Zahlen sind Glückssache in Afghanistan. Derzeit wagt niemand genaue Vorhersagen, ob Karsai wirklich in der ersten Runde eine absolute Mehrheit gewonnen hat. Eine Pressekonferenz des Präsidenten am Wahlabend, bei der dieser einen überaus zuversichtlichen Eindruck machte, lässt viele Analysten jedoch glauben, Karsai habe vielleicht wirklich den Sieg davongetragen. Die überaus niedrige Wahlbeteiligung im Süden des Landes, kombiniert mit dem Fehlen unabhängiger Beobachter, öffneten Manipulation Tür und Tor - und die nützen dem Amtsinhaber.

Die Free and Fair Elections Foundation (Fefa), die 8.000 Beobachter im Land stationiert hatte, berichtet, dass vor allem im Süden Afghanistans viele Männer anstelle von Frauen gewählt hätten. "Unsere Beobachtungen erwecken Bedenken über die Qualität der Wahlen", so die Fefa.

"Es ist sehr bedenklich für die Legitimität dieser Wahl, dass in den am stärksten bevölkerten Provinzen Afghanistans, wie beispielsweise Helmand, sehr wenig Leute zur Wahl gegangen sind", sagt auch Abdul Ghafoor Liwal, Präsident des Regional Studies Center of Afghanistan, eines Kabuler Thinktanks.

Die größte Befürchtung unter den Menschen ist daher derzeit, dass das Lager von Abdullah Abdullah einen Sieg Karsais nicht hinnehmen und Bürgerkrieg in Kabul provozieren könnte. "Diese Leute haben schon einmal Kabul zerstört", sagt Hamid Zazai, Inhaber einer Druckerei in der afghanischen Hauptstadt. "Ich habe Angst, dass wieder alles, was wir uns erarbeitet haben, kaputt gemacht wird."

Der Vorsitzende der Fefa, Nader Nadery, rief deshalb gestern "alle Beteiligten" dazu auf, "sich in dieser kritischen Phase an die Spielregeln zu halten".

Die Pressekonferenz, die Abdullah nach den Wahlen gab, stimmt allerdings optimistisch. Auf die Frage eines Journalisten, ob er im Falle einer Niederlage zur Gewalt aufrufen werde, sagte Karsais Herausforderer: "Unser Team wird alle Unregelmäßigkeiten dokumentieren und dann bei der Beschwerdekommission melden."

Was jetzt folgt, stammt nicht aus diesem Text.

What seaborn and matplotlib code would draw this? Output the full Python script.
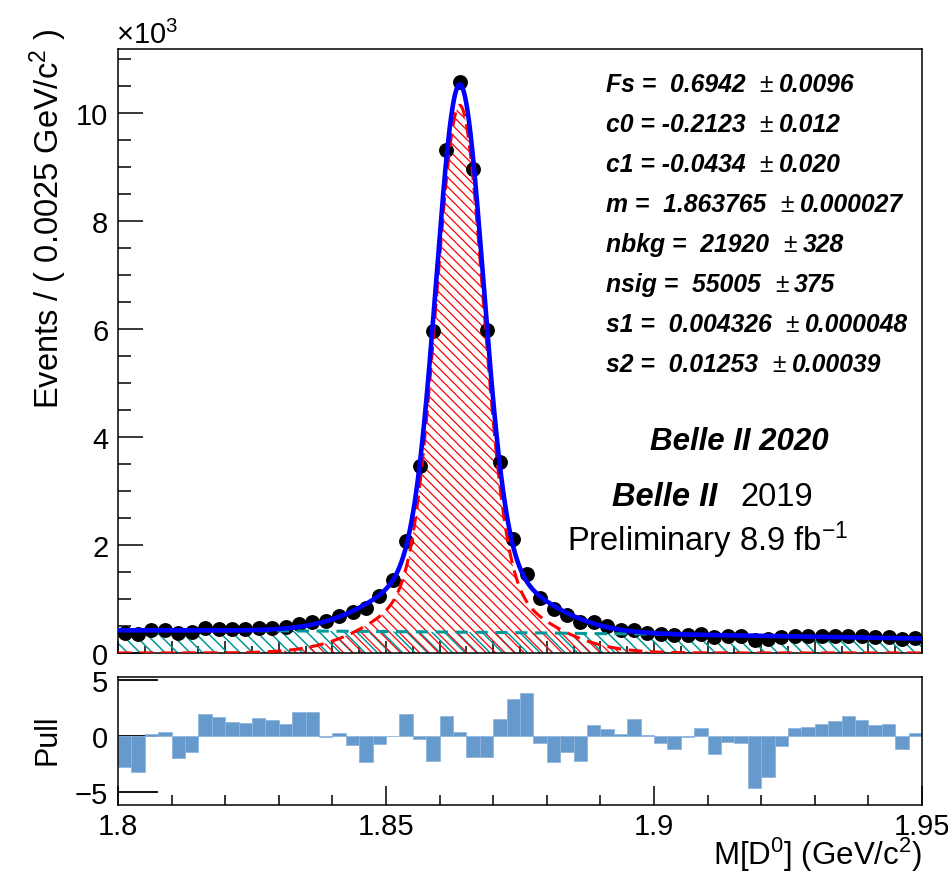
import numpy as np
import pandas as pd
import matplotlib
matplotlib.use("Agg")
import matplotlib.pyplot as plt
import seaborn as sns
from matplotlib.ticker import MultipleLocator, FixedLocator, NullFormatter, FixedFormatter
from matplotlib.collections import LineCollection

# ---------------- data ----------------
mass_lo, mass_hi = 1.80, 1.95
n_bins = 60
counts = [364, 353, 424, 427, 378, 388, 457, 453, 445, 446,
          460, 468, 479, 533, 578, 587, 679, 755, 837, 1051,
          1345, 2065, 3455, 5967, 9320, 10569, 8962, 5984, 3546, 2108,
          1464, 1026, 808, 701, 575, 568, 493, 435, 429, 378,
          348, 329, 340, 350, 304, 319, 313, 236, 251, 297,
          322, 320, 320, 320, 324, 313, 301, 298, 255, 275]
pulls = [-2.8, -3.27, 0.2, 0.4, -1.95, -1.44, 1.95, 1.74, 1.29, 1.2,
         1.6, 1.44, 1.08, 2.2, 2.2, -0.06, 0.3, -0.78, -2.34, -0.72,
         -0.03, 1.98, -0.27, -2.22, 1.77, 0.39, -1.92, -1.89, 1.5, 3.36,
         3.84, -0.66, -2.31, -1.47, -2.22, 1.02, 0.66, 0.18, 1.56, 0.12,
         -0.63, -1.14, -0.12, 0.69, -1.59, -0.54, -0.66, -4.71, -3.69, -0.9,
         0.75, 0.84, 1.11, 1.35, 1.83, 1.47, 1.02, 1.11, -1.2, 0.3]

# fit parameters as printed on the chart
param_names = ["Fs", "c0", "c1", "m", "nbkg", "nsig", "s1", "s2"]
param_vals = ["0.6942", "-0.2123", "-0.0434", "1.863765", "21920", "55005", "0.004326", "0.01253"]
param_errs = ["0.0096", "0.012", "0.020", "0.000027", "328", "375", "0.000048", "0.00039"]

x_tick_vals = [1.80, 1.85, 1.90, 1.95]
x_tick_labels = ["1.8", "1.85", "1.9", "1.95"]
y_tick_vals = [0, 2, 4, 6, 8, 10]
pull_tick_vals = [-5, 0, 5]
pull_tick_labels = ["\u22125", "0", "5"]

# ---------------- derived quantities ----------------
edges = np.linspace(mass_lo, mass_hi, n_bins + 1)
bw = edges[1] - edges[0]
centers = 0.5 * (edges[:-1] + edges[1:])
counts_k = np.array(counts) / 1000.0
err_k = np.sqrt(np.array(counts)) / 1000.0

p = dict(zip(param_names, map(float, param_vals)))
xx = np.linspace(mass_lo, mass_hi, 2001)

def gauss(x, mu, s):
    return np.exp(-0.5 * ((x - mu) / s) ** 2) / (np.sqrt(2 * np.pi) * s)

sig = p["nsig"] * bw * (p["Fs"] * gauss(xx, p["m"], p["s1"]) + (1 - p["Fs"]) * gauss(xx, p["m"], p["s2"]))
xp = 2 * (xx - mass_lo) / (mass_hi - mass_lo) - 1
cheb = 1 + p["c0"] * xp + p["c1"] * (2 * xp ** 2 - 1)
norm = (mass_hi - mass_lo) / 2 * (2 - 2.0 / 3.0 * p["c1"])
bkg = p["nbkg"] * bw * cheb / norm
tot = sig + bkg
sig_k, bkg_k, tot_k = sig / 1000, bkg / 1000, tot / 1000

# ---------------- style ----------------
sns.set_theme(style="white")
plt.rcParams["font.family"] = ["Liberation Sans", "DejaVu Sans"]
plt.rcParams["mathtext.fontset"] = "custom"
plt.rcParams["mathtext.rm"] = "Liberation Sans"
plt.rcParams["mathtext.it"] = "Liberation Sans:italic"
plt.rcParams["mathtext.bf"] = "Liberation Sans:bold"
plt.rcParams["axes.unicode_minus"] = True
plt.rcParams["text.color"] = "black"
plt.rcParams["xtick.color"] = "black"
plt.rcParams["ytick.color"] = "black"

W, H = 948, 878
fig = plt.figure(figsize=(W / 100, H / 100), dpi=100)
fig.patch.set_facecolor("white")

def frac_box(l, t, r, b):
    return [l / W, 1 - b / H, (r - l) / W, (b - t) / H]

MAIN_BOX = (118, 50, 922, 654)
ax = fig.add_axes(frac_box(*MAIN_BOX))
axp = fig.add_axes(frac_box(118, 678, 922, 806))

TEAL = "#009999"
BLUE = "#0000ff"
RED = "#ff0000"
PULLC = "#6699cc"

ax_w_px = MAIN_BOX[2] - MAIN_BOX[0]
ax_h_px = MAIN_BOX[3] - MAIN_BOX[1]

def hatch_fill(axis, x, ylow, yhigh, color, spacing_px, lw, zorder):
    poly = axis.fill_between(x, ylow, yhigh, facecolor="none", edgecolor="none", linewidth=0, zorder=zorder)
    dx = ax_h_px / ax_w_px
    step = spacing_px / ax_w_px
    starts = np.arange(-dx - 0.05, 1.05, step)
    # lines going from upper-left to lower-right
    segs = [[(u, 1.0), (u + dx, 0.0)] for u in starts]
    lc = LineCollection(segs, colors=color, linewidths=lw, transform=axis.transAxes, zorder=zorder)
    axis.add_collection(lc, autolim=False)
    lc.set_clip_path(poly.get_paths()[0], poly.get_transform())

# ---------------- main panel ----------------
hatch_fill(ax, xx, 0, bkg_k, TEAL, 12.5, 1.1, 1)
hatch_fill(ax, xx, 0, sig_k, RED, 9.5, 0.9, 1.5)

ax.errorbar(centers, counts_k, yerr=err_k, fmt="none", ecolor="black", elinewidth=1, zorder=2)
sns.scatterplot(x=centers, y=counts_k, ax=ax, color="black", s=115, edgecolor="black",
                linewidth=0, zorder=3, legend=False)

sns.lineplot(x=xx, y=bkg_k, ax=ax, color=TEAL, linewidth=2.2, estimator=None, sort=False,
             zorder=4, legend=False)
ax.lines[-1].set_dashes((4, 2.5))
sns.lineplot(x=xx, y=sig_k, ax=ax, color=RED, linewidth=2.2, estimator=None, sort=False,
             zorder=4, legend=False)
ax.lines[-1].set_dashes((4.5, 2.5))
sns.lineplot(x=xx, y=tot_k, ax=ax, color=BLUE, linewidth=3.3, estimator=None, sort=False,
             zorder=5, legend=False)

ax.set_xlim(mass_lo, mass_hi)
ax.set_ylim(0, 11.185)
ax.set_xlabel("")
ax.set_ylabel("")
ax.yaxis.set_major_locator(FixedLocator(y_tick_vals))
ax.yaxis.set_minor_locator(MultipleLocator(0.5))
ax.xaxis.set_major_locator(MultipleLocator(0.01))
ax.xaxis.set_minor_locator(MultipleLocator(0.005))
ax.xaxis.set_major_formatter(NullFormatter())
ax.tick_params(axis="y", which="major", direction="in", length=18, width=1.1, labelsize=21,
               pad=7, left=True, right=False, colors="black")
ax.tick_params(axis="y", which="minor", direction="in", length=9, width=1.1, left=True, right=False)
ax.tick_params(axis="x", which="major", direction="in", length=9, width=1.1, bottom=True, top=False)
ax.tick_params(axis="x", which="minor", direction="in", length=5, width=1.1, bottom=True, top=False)
for s in ax.spines.values():
    s.set_color("black")
    s.set_linewidth(1.1)

# ---------------- pull panel ----------------
pull_df = pd.DataFrame({"mass": centers, "pull": pulls})
sns.barplot(data=pull_df, x="mass", y="pull", ax=axp, native_scale=True, width=1.0,
            color=PULLC, saturation=1, errorbar=None, edgecolor="#8fb5dd", linewidth=0.6)
axp.set_xlim(mass_lo, mass_hi)
axp.set_ylim(-6.2, 5.3)
axp.set_xlabel("")
axp.set_ylabel("")
axp.yaxis.set_major_locator(FixedLocator(pull_tick_vals))
axp.yaxis.set_major_formatter(FixedFormatter(pull_tick_labels))
axp.xaxis.set_major_locator(FixedLocator(x_tick_vals))
axp.xaxis.set_major_formatter(FixedFormatter(x_tick_labels))
axp.xaxis.set_minor_locator(MultipleLocator(0.01))
axp.tick_params(axis="y", which="major", direction="in", length=29, width=1.3, labelsize=21,
                pad=7, left=True, right=False, colors="black")
axp.tick_params(axis="x", which="major", direction="in", length=14, width=1.1, labelsize=21,
                pad=5, bottom=True, top=False, colors="black")
axp.tick_params(axis="x", which="minor", direction="in", length=7, width=1.1, bottom=True, top=False)
for s in axp.spines.values():
    s.set_color("black")
    s.set_linewidth(1.1)

# ---------------- titles ----------------
fig.text(48 / W, 1 - 29 / H, "Events / ( 0.0025 GeV/c$^{2}$ )", rotation=90,
         ha="center", va="top", fontsize=23.5)
fig.text(48 / W, 1 - 740 / H, "Pull", rotation=90, ha="center", va="center", fontsize=22)
fig.text(922 / W, 1 - 855 / H, "M[D$^{0}$] (GeV/c$^{2}$)", ha="right", va="center", fontsize=22.5)
fig.text(116 / W, 1 - 44 / H, "\u00d710$^{3}$", ha="left", va="baseline", fontsize=21)

# ---------------- parameter box ----------------
fig.canvas.draw()
rend = fig.canvas.get_renderer()
for i, (nm, v, e) in enumerate(zip(param_names, param_vals, param_errs)):
    yc = 1 - (85 + 40 * i) / H
    lead = " " if not v.startswith("-") else ""
    t1 = fig.text(606 / W, yc, f"{nm} = {lead}{v}", ha="left", va="center", fontsize=17.8,
                  fontweight="bold", fontstyle="italic")
    bb = t1.get_window_extent(rend)
    t2 = fig.text((bb.x1 + 14) / W, yc, "\u00b1", ha="left", va="center", fontsize=17.8)
    bb2 = t2.get_window_extent(rend)
    fig.text((bb2.x1 + 6) / W, yc, e, ha="left", va="center", fontsize=17.8,
             fontweight="bold", fontstyle="italic")

fig.text(650 / W, 1 - 442 / H, "Belle II 2020", ha="left", va="center", fontsize=22.5,
         fontweight="bold", fontstyle="italic")
fig.text(612 / W, 1 - 497 / H, "Belle II", ha="left", va="center", fontsize=23.5,
         fontweight="bold", fontstyle="italic")
fig.text(740 / W, 1 - 497 / H, "2019", ha="left", va="center", fontsize=23.5)
fig.text(567 / W, 1 - 540 / H, "Preliminary 8.9 fb$^{\\mathregular{-1}}$", ha="left", va="center", fontsize=23.5)

fig.savefig("out.png", dpi=100, facecolor="white")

Auch Abdul Ghafoor Liwal glaubt, dass es ruhig bleibt: "Zum einen stehen die wichtigsten Warlords im Karsai-Lager, zum anderen haben viele von ihnen inzwischen Villen in Kabul gebaut - die wollen sie nicht wieder kaputt machen. Außerdem sind die internationalen Truppen hier."

Und nicht nur die. Wer derzeit das Hotel Serena in Kabul betritt, einziges 5-Sterne-Etablissement der Hauptstadt, trifft Unmengen US-amerikanischer und europäischer Besucher. Sie sind nicht auf Urlaub in Afghanistan. Viele von ihnen werden an Verhandlungen beteiligt sein, eine neue Regierung unter Beteiligung von Karsais Herausforderern auf die Beine zu stellen.